I was just another reluctant SaaS business in beta that didn’t know if customers were willing to pay for my referral software. On practically a dare, that all changed overnight.
Free / Non-Charging Beta
During our Referral Rock’s beta program. I had customers using the software for free. They were setting up programs and having their customers refer their friends and I was feeling pretty good about myself. At this time I had other sources of income and was not working full time on Referral Rock, so there wasn’t a concern that it wasn’t making any money.
I was chatting with a longtime startup friend of mine (Alex Black) with great excitement about everything I had done with Referral Rock, and he burst my bubble by mentioning this wasn’t a business unless I charged people.
It didn’t feel ready and I had my doubts. The typical doubts where I felt the software wasn’t ready or the software didn’t deliver enough value or generate enough referrals for my customers.
In hindsight I didn’t HAVE customers because no one was paying. Also as long as I wasn’t charging, I was in my own bubble of thinking I had a success since people were using the software and generating some referrals. In reality, I hadn’t proven as much as I thought.
The Overnight Challenge
I recalled Alex challenging me to do it overnight (he says he doesn’t remember that moment…) but I’ll be honest, part of the reluctance was the dev work involved. In the past I’ve implemented stripe and it took at least a week of development to get all the hooks into the database, webhooks and user interfaces. In a past life I’ve even done good ole “Authorize.net”. Even will the past experience implementing payment systems, I was not excited about doing it.

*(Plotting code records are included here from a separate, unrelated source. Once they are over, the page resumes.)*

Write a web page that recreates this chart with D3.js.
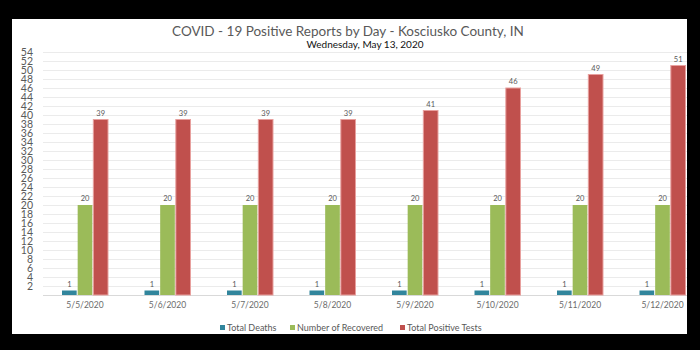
<!DOCTYPE html>
<html>
<head>
  <meta charset="utf-8">
  <script src="https://cdn.jsdelivr.net/npm/d3@7/dist/d3.min.js"></script>
  <style>
    body { margin: 0; background: #000; }
    svg { display: block; }
    text { font-family: "Lato", "Open Sans", sans-serif; }
  </style>
</head>
<body>
<svg id="chart" width="700" height="350"></svg>
<script>
  // data
  var days = ['5/5/2020', '5/6/2020', '5/7/2020', '5/8/2020', '5/9/2020', '5/10/2020', '5/11/2020', '5/12/2020'];
  var seriesNames = ['Total Deaths', 'Number of Recovered', 'Total Positive Tests'];
  var deaths = [1, 1, 1, 1, 1, 1, 1, 1];
  var recovered = [20, 20, 20, 20, 20, 20, 20, 20];
  var positive = [39, 39, 39, 39, 41, 46, 49, 51];
  var yTicks = d3.range(2, 55, 2);

  var colors = ['#31859c', '#9bbb59', '#c0504d'];
  var strokes = ['none', 'none', '#e8a09e'];

  var svg = d3.select('#chart');

  // white panel inside the black frame
  var panel = { x: 12, y: 19, w: 675, h: 315 };
  svg.append('clipPath').attr('id', 'clip')
    .append('rect').attr('x', panel.x).attr('y', panel.y).attr('width', panel.w).attr('height', panel.h);
  svg.append('rect').attr('x', panel.x).attr('y', panel.y).attr('width', panel.w).attr('height', panel.h)
    .attr('fill', '#fff');

  var g = svg.append('g').attr('clip-path', 'url(#clip)');

  var x = d3.scaleBand().domain(days).range([43.75, 703.75]);
  var xs = d3.scaleBand().domain(seriesNames).range([0, 47]);
  var y = d3.scaleLinear().domain([0, 54]).range([295, 52]);

  // gridlines
  g.selectAll('.grid').data(yTicks).enter().append('line')
    .attr('x1', 43).attr('x2', 704)
    .attr('y1', d => Math.round(y(d)) + 0.5).attr('y2', d => Math.round(y(d)) + 0.5)
    .attr('stroke', '#ebebeb').attr('stroke-width', 1);
  g.append('line').attr('x1', 43).attr('x2', 704)
    .attr('y1', Math.round(y(0)) + 0.5).attr('y2', Math.round(y(0)) + 0.5)
    .attr('stroke', '#d9d9d9');

  // y tick labels (tightly packed, as in the original)
  svg.selectAll('.ytick').data(yTicks).enter().append('text')
    .attr('x', 33).attr('y', d => y(d) + 3.5)
    .attr('text-anchor', 'end').attr('font-size', 10.5).attr('fill', '#595959')
    .text(d => d);

  var series = [deaths, recovered, positive];
  var rows = [];
  series.forEach((vals, si) => {
    vals.forEach((v, i) => rows.push({ day: days[i], s: si, v: v }));
  });

  var bars = g.selectAll('.bar').data(rows).enter().append('g')
    .attr('transform', d => 'translate(' + (x(d.day) + x.bandwidth() / 2 - 23.5 + xs(seriesNames[d.s])) + ',0)');

  bars.append('rect')
    .attr('x', 0.5).attr('width', xs.bandwidth() - 1)
    .attr('y', d => y(d.v)).attr('height', d => y(0) - y(d.v))
    .attr('fill', d => colors[d.s])
    .attr('stroke', d => strokes[d.s]).attr('stroke-width', 1);

  bars.append('text')
    .attr('x', xs.bandwidth() / 2).attr('y', d => y(d.v) - 4)
    .attr('text-anchor', 'middle').attr('font-size', 7.5).attr('fill', '#595959')
    .text(d => d.v);

  // x labels
  g.selectAll('.xlab').data(days).enter().append('text')
    .attr('x', d => x(d) + x.bandwidth() / 2).attr('y', 308)
    .attr('text-anchor', 'middle').attr('font-size', 8.5).attr('fill', '#6b6b6b')
    .text(d => d);

  // titles
  svg.append('text').attr('x', 348).attr('y', 36).attr('text-anchor', 'middle')
    .attr('font-size', 13.5).attr('fill', '#595959')
    .text('COVID - 19 Positive Reports by Day - Kosciusko County, IN');
  svg.append('text').attr('x', 365).attr('y', 48).attr('text-anchor', 'middle')
    .attr('font-size', 10).attr('fill', '#111')
    .text('Wednesday, May 13, 2020');

  // legend
  var legX = [220, 290, 400];
  var leg = svg.selectAll('.leg').data(seriesNames).enter().append('g')
    .attr('transform', (d, i) => 'translate(' + legX[i] + ',328)');
  leg.append('rect').attr('x', 0).attr('y', -3).attr('width', 5).attr('height', 5)
    .attr('fill', (d, i) => colors[i]);
  leg.append('text').attr('x', 7).attr('y', 3).attr('font-size', 9).attr('fill', '#595959')
    .text(d => d);
</script>
</body>
</html>
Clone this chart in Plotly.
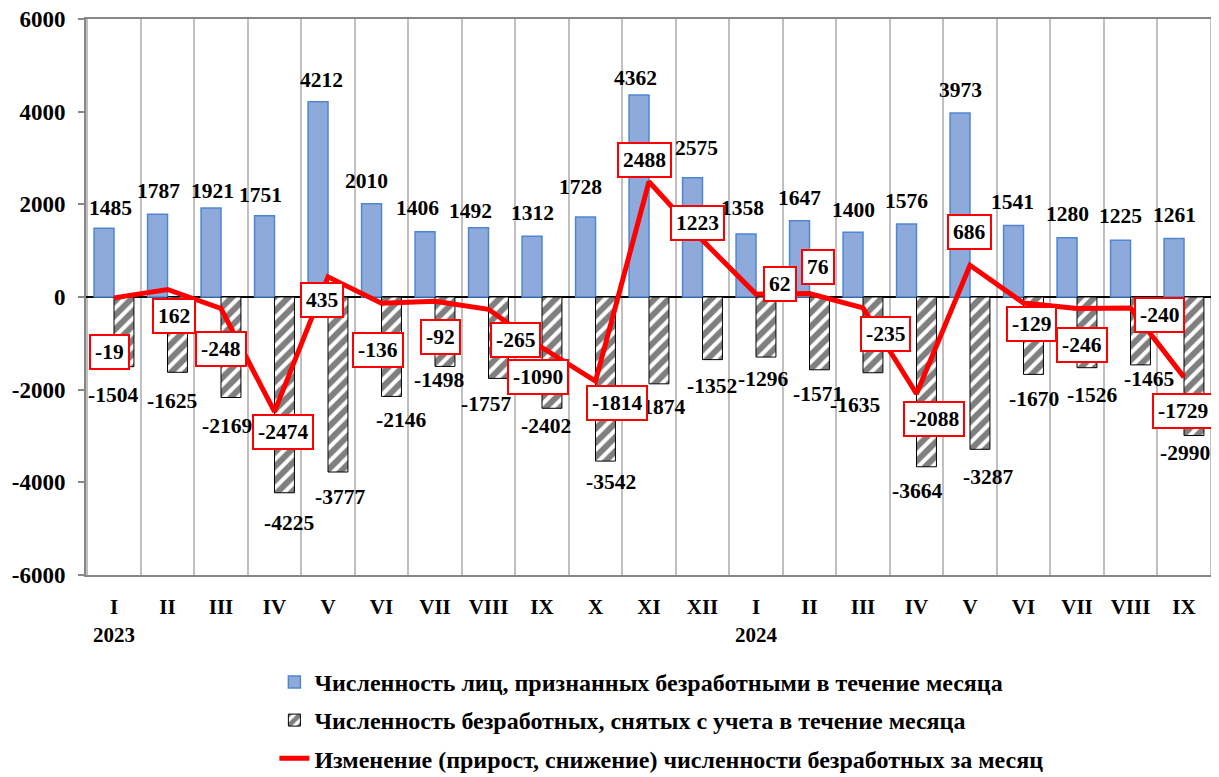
import plotly.graph_objects as go

# ---- data ----
months = ["I", "II", "III", "IV", "V", "VI", "VII", "VIII", "IX", "X", "XI", "XII",
          "I", "II", "III", "IV", "V", "VI", "VII", "VIII", "IX"]
years = ["2023"] * 12 + ["2024"] * 9
registered = [1485, 1787, 1921, 1751, 4212, 2010, 1406, 1492, 1312, 1728, 4362, 2575,
              1358, 1647, 1400, 1576, 3973, 1541, 1280, 1225, 1261]
removed = [-1504, -1625, -2169, -4225, -3777, -2146, -1498, -1757, -2402, -3542, -1874, -1352,
           -1296, -1571, -1635, -3664, -3287, -1670, -1526, -1465, -2990]
change = [-19, 162, -248, -2474, 435, -136, -92, -265, -1090, -1814, 2488, 1223,
          62, 76, -235, -2088, 686, -129, -246, -240, -1729]
y_ticks = [6000, 4000, 2000, 0, -2000, -4000, -6000]
series_names = [
    "Численность лиц, признанных безработными в течение месяца",
    "Численность безработных, снятых с учета в течение месяца",
    "Изменение (прирост, снижение) численности безработных за месяц",
]

# ---- label placement offsets (pixels, relative to category centre / value) ----
chg_dx = [-5, 6, 0, 8, -6, -4, 5, 27, -4, 21, -5, -5, 24, 8, 22, 17, -1, 8, 5, 29, -1]
chg_dy = [-54, -27, -41, -20, -23, -47, -36, -31, -29, -22, 22, 17, 10, 26, -26, -25, 33, -21, -37, -7, -34]
reg_dx = [-4, -9, -9, -14, -7, -15, -18, -18, -10, -15, -14, -6, -14, -10, -10, -10, -10, -11, -10, -10, -10]
reg_dy = [20, 23, 17, 21, 22, 23, 24, 17, 23, 30, 17, 30, 26, 23, 22, 23, 23, 24, 24, 24, 24]
rem_dx = [-1, 4, 6, 14, 12, 19, 4, -3, 4, 15, 11, 9, 7, 8, -8, 0, 18, 10, 15, 18, 1]
rem_dy = [-28, -29, -28, -30, -25, -24, -14, -26, -18, -21, -23, -26, -22, -24, -32, -24, -28, -25, -27, -14, -17]

x_ids = [f"{m} {y}" for m, y in zip(months, years)]
tick_text = []
seen = set()
for m, y in zip(months, years):
    if y not in seen:
        tick_text.append(f"{m}<br>{y}")
        seen.add(y)
    else:
        tick_text.append(m)

FONT = "Liberation Serif"
LBL = dict(family=FONT, size=21.5, color="black", weight="bold")

fig = go.Figure()
fig.add_trace(go.Bar(
    x=x_ids, y=registered, name=series_names[0], legendgroup="a",
    marker=dict(color="#8EAADB", line=dict(color="#4F86D4", width=1.5)),
))
fig.add_trace(go.Bar(
    x=x_ids, y=removed, name=series_names[1], legendgroup="b",
    marker=dict(color="white", line=dict(color="black", width=1),
                pattern=dict(shape="/", fgcolor="black", bgcolor="white", size=10, solidity=0.6)),
))
fig.add_trace(go.Scatter(
    x=x_ids, y=change, name=series_names[2], legendgroup="c",
    mode="lines", line=dict(color="#FF0000", width=5), cliponaxis=False,
))

# bar value labels
for xi, v, dx, dy in zip(x_ids, registered, reg_dx, reg_dy):
    fig.add_annotation(x=xi, y=v, xref="x", yref="y", text=str(v), showarrow=False,
                       xshift=dx, yshift=dy, font=LBL)
for xi, v, dx, dy in zip(x_ids, removed, rem_dx, rem_dy):
    fig.add_annotation(x=xi, y=v, xref="x", yref="y", text=str(v), showarrow=False,
                       xshift=dx, yshift=dy, font=LBL)
# boxed change labels
for xi, v, dx, dy in zip(x_ids, change, chg_dx, chg_dy):
    fig.add_annotation(
        x=xi, y=v, xref="x", yref="y", text=str(v), showarrow=False,
        xshift=dx, yshift=dy, font=LBL,
        bgcolor="white", bordercolor="#FF0000", borderwidth=2, borderpad=4,
    )

# the page body has an 8px margin: compensate so the chart sits where the reference has it
fig.update_layout(
    width=1211, height=769,
    margin=dict(l=78, r=5, t=11, b=202, autoexpand=False),
    paper_bgcolor="white", plot_bgcolor="white",
    font=dict(family=FONT, size=20, color="black", weight="bold"),
    barmode="group", bargap=0.255, bargroupgap=0,
    showlegend=True,
    legend=dict(
        orientation="v", x=0.167, y=-0.1525, xanchor="left", yanchor="top",
        font=dict(family=FONT, size=24, color="black", weight="bold"),
        tracegroupgap=4, bgcolor="rgba(0,0,0,0)",
    ),
)
fig.update_xaxes(
    type="category", tickvals=x_ids, ticktext=tick_text, tickson="boundaries",
    showgrid=True, gridcolor="#C0C0C0", gridwidth=1.5, ticks="",
    showline=True, linecolor="#878787", linewidth=2, mirror=True,
    tickfont=dict(family=FONT, size=21, color="black", weight="bold"),
    ticklabelstandoff=12, automargin=False,
)
fig.update_yaxes(
    range=[-6000, 6000], tickvals=y_ticks, ticktext=[str(v) for v in y_ticks],
    showgrid=False, zeroline=True, zerolinecolor="black", zerolinewidth=2,
    ticks="outside", ticklen=6, tickcolor="#878787", tickwidth=2,
    showline=True, linecolor="#878787", linewidth=2, mirror=True,
    tickfont=dict(family=FONT, size=23, color="black", weight="bold"),
    ticklabelstandoff=8, ticklabeloverflow="allow", automargin=False,
)

fig.write_html("out.html")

So I started it all with a challenge of a code sprint and test my resourcefulness. How could I implement payments overnight? I could use other tools but given they won’t be too cost prohibitive. That’s where services like Stripe have changed the game. Since they were well setup for recurring payments, they had just about everything I needed to charge for my referral software.
Within an hour I had payment forms and plans hooked up to Stripe, along with all my preferences. Now I could have stopped there and handled the rest manually with each paying customer, but I was able to write a simple call to their API to check if an account was in good standing. So that handled validating a paying account and managing a cancel. CHECK and CHECK.
I also wanted to be able to easily change plans and pricing… so I use the form URL as settings in config files in my app. So I could easily change it and even send people links to a custom plan.
So setting that all up practically happened overnight and I was happy to see if this referral software had wings.
Did Customers Pay?
So with that, all new signups were now required to pay to make programs active/live. Within 2 days I had my first paying customer. Two days later, another! Then it took a lot longer for the next one but I eventually found a middle ground and gave customers a 14 day free trial.
8 months later we had over 80 paying customers.
Always left wondering
There have been a few times I’ve gone back to think about it. Little moments like this.
- What if Alex didn’t challenge me and give me that nudge?
- What if I didn’t get a paying customer in the first two days? (BTW thanks “Raluchukwu Ozoemenam”)
- What if two more months went by without a sale?
I’ll never know what I would have done in those cases but I’m thankful they happened.